Cloud infrastructure product and technology leader VMware Inc. (NYSE: VMW) is the first fallen angel. In a report released today, the team at UBS points out that the history of software investing is filled with examples when it was profitable to “buy the dip” on misses from high-quality software companies. They cite the recent VMware sell-off as very similar to Salesforce.com Inc. (NYSE: CRM) in late 2011 when their third quarter fiscal 2012 earnings report missed and the stock plunged under $100 on a ‘high multiple stock/growth deceleration’ combo scare. Steady positive estimate revisions have continued since and the stock has nearly doubled.
After a $25 pullback from its highs, VMware could be poised for a similar upward price move. UBS analyzed fiscal year 2013 guidance and argues that it looks too low based on 2013 catalysts and possible strong second half of the year tailwinds. They point out that buying high-quality software stocks after weak earnings/guidance events can produce big gains for investors. The $115 price target would represent a 55% move from Friday’s $73.88 close. The Wall St. consensus estimate is $100.
The other fallen angel is voice recognition software company Nuance Communications Inc. (NASDAQ: NUAN). Its products are used in Apple Inc. (NASDAQ: AAPL) iPhones and in the health care market, and Nuance also is down almost 30% and trading near a 52-week low. The UBS analysts believe there is more value in Nuance’s leadership position in health care and mobile than is reflected in its 10X price to earnings. However, to regain investor confidence, the company needs to be more reliable in its messaging and execution.
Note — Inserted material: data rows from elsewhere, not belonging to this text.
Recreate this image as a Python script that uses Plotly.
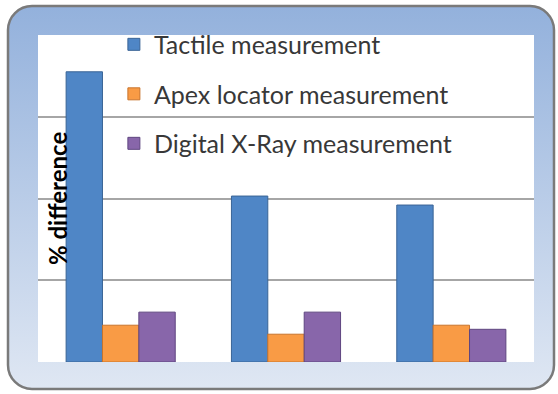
import base64
import plotly.graph_objects as go

categories = ["Group 1", "Group 2", "Group 3"]
series_names = ["Tactile measurement", "Apex locator measurement", "Digital X-Ray measurement"]
tactile = [3.55, 2.03, 1.92]
apex = [0.45, 0.34, 0.45]
digital = [0.61, 0.61, 0.40]
series_values = [tactile, apex, digital]
colors = ["#4f86c6", "#f99b45", "#8866aa"]
edge_colors = ["#3a6496", "#c8742c", "#5f4680"]
y_tick_values = [0, 1, 2, 3]

W, H = 558, 394
ML, MR, MT, MB = 38, 24, 35, 32
PW, PH = W - ML - MR, H - MT - MB

svg = f'''<svg xmlns="http://www.w3.org/2000/svg" width="{W}" height="{H}" viewBox="0 0 {W} {H}" preserveAspectRatio="none">
<defs><linearGradient id="g" x1="0" y1="0" x2="0" y2="1">
<stop offset="0" stop-color="#93b1dc"/><stop offset="1" stop-color="#dfe7f3"/></linearGradient></defs>
<rect x="8" y="6" width="546" height="383" rx="24" ry="24" fill="url(#g)" stroke="#7a7a7a" stroke-width="2.5"/>
</svg>'''
src = "data:image/svg+xml;base64," + base64.b64encode(svg.encode()).decode()

fig = go.Figure()
for name, vals, c, ec in zip(series_names, series_values, colors, edge_colors):
    fig.add_trace(go.Bar(
        x=categories, y=vals, name=name, legendgroup=name,
        marker=dict(color=c, line=dict(color=ec, width=1)),
    ))

fig.add_layout_image(dict(
    source=src, xref="paper", yref="paper",
    x=-ML / PW, y=1 + MT / PH, sizex=W / PW, sizey=H / PH,
    sizing="stretch", xanchor="left", yanchor="top", layer="below",
))
fig.add_shape(type="rect", xref="paper", yref="paper", x0=0, x1=1, y0=0, y1=1,
              fillcolor="white", line=dict(width=0), layer="below")

fig.add_annotation(
    text="<b>% difference</b>", textangle=-90, xref="paper", yref="paper",
    x=(58 - ML) / PW, y=(362 - 199) / PH, xanchor="center", yanchor="middle",
    showarrow=False,
    font=dict(family="Lato", size=24, color="#000000"),
)

fig.update_layout(
    width=W, height=H,
    margin=dict(l=ML, r=MR, t=MT, b=MB),
    paper_bgcolor="white", plot_bgcolor="rgba(0,0,0,0)",
    barmode="group", bargap=0.34, bargroupgap=0,
    font=dict(family="Lato", size=25, color="#383838"),
    showlegend=True,
    legend=dict(x=0.153, y=1.041, xanchor="left", yanchor="top",
                bgcolor="rgba(0,0,0,0)", tracegroupgap=14,
                font=dict(family="Lato", size=25, color="#383838")),
    xaxis=dict(showticklabels=False, showgrid=False, zeroline=False, showline=False, ticks=""),
    yaxis=dict(range=[0, 4], tickvals=y_tick_values, showticklabels=False,
               showgrid=True, gridcolor="#a6a6a6", gridwidth=1.5,
               zeroline=False, showline=False, ticks=""),
)

fig.write_html("out.html")
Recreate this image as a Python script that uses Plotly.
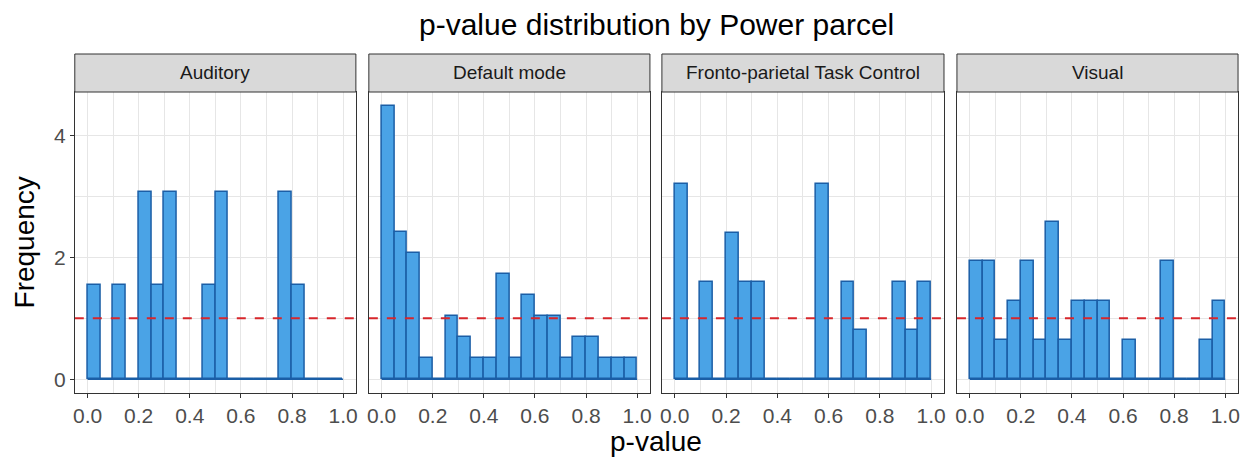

With voice recognition becoming a new standard in the hugely profitable smartphone and tablet world, Nuance is poised to do $1 billion in revenues in 2013. UBS also thinks that voice recognition becomes standard for use in TVs, cameras and other appliances. The analysts argue that the next version of Siri in the iPhone should have much more advanced functionality. The UBS price target is $28, while the Thomson/First Call estimate is right in line at $28.
Chasing stocks that have been badly damaged can be very dangerous for investors. But if a company has a solid product line and a good future, buying when sentiment is as low as the stock price can be very rewarding. Remember the Netflix Inc. (NASDAQ: NFLX) debacle. Much of that was attributed to a horrible public relations miscalculation by CEO and founder Reed Hastings. The stock went from almost $300 to the mid $50s. Savvy investors who bought there tripled their money as Netflix closed Friday at $184.70.